One notable exception is the Karrar, also known as the “ambassador of
death.” The Karrar is based on target-drone technology, which was
originally used for training air-defense crews. Nonetheless, it carries
500-kg gravity bombs and presents yet another means of delivery that
American and GCC forces must track and, if necessary, defeat.

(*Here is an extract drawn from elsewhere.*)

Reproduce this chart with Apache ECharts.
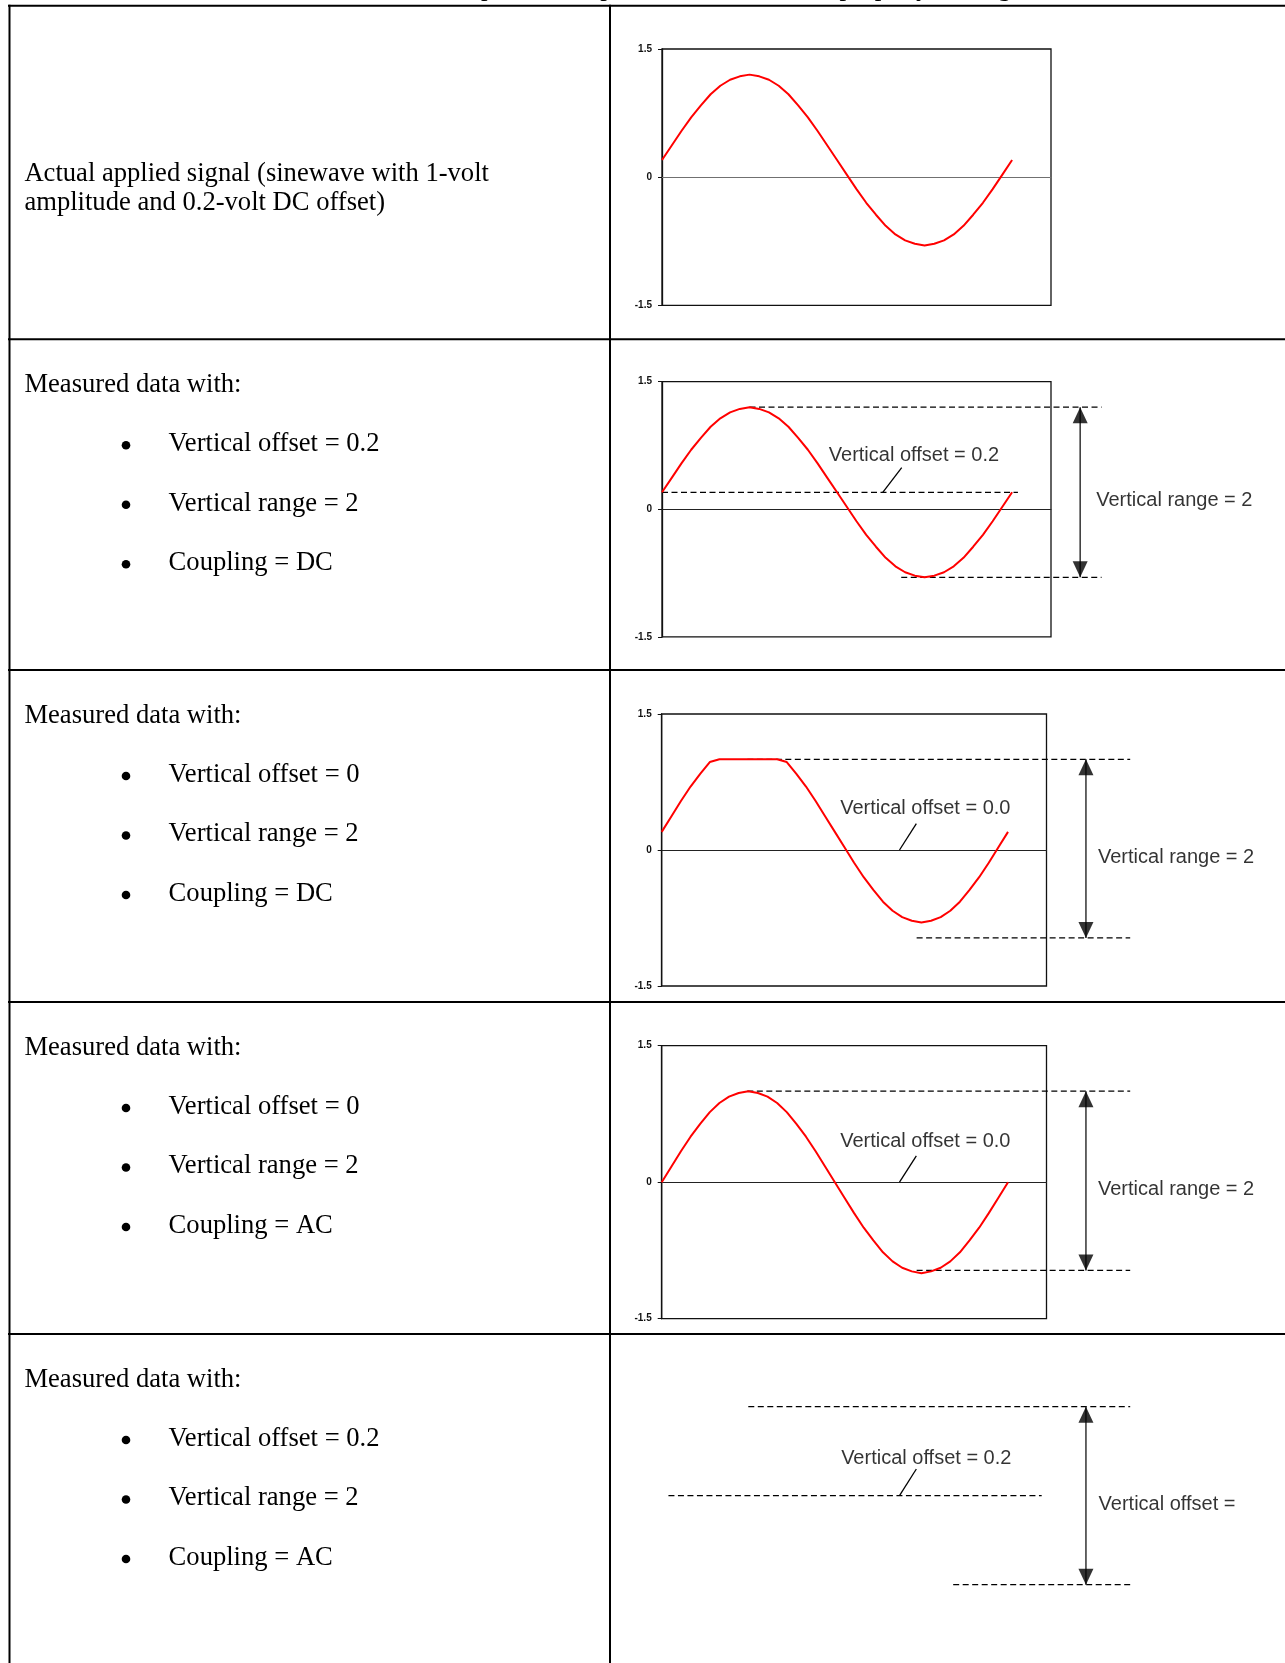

The larger concern, however, is Iran’s large arsenal of anti-ship
cruise missiles acquired from China. These weapons pose a significant
threat to Gulf shipping as well as navies operating near the Strait of
Hormuz. Iranian use of anti-ship missiles would significantly escalate
any conflict, so Tehran would probably use them only if the regime felt
threatened. But their mere existence — and the threat they pose — offers
Tehran an effective component for deterring attack by others.
1 comments:
Interesting, but largely irrelevant. The Iranians aren't stupid. They're not going to rely primarily on weapon systems that we can easily defeat. Commando / suicide attacks launched from heavily fortified and well-concealed bases on the small islands of the Persian Gulf will be their weapon of choice. Think the naval war in the Baltic during the Great Northern War with suicide attacks thrown in.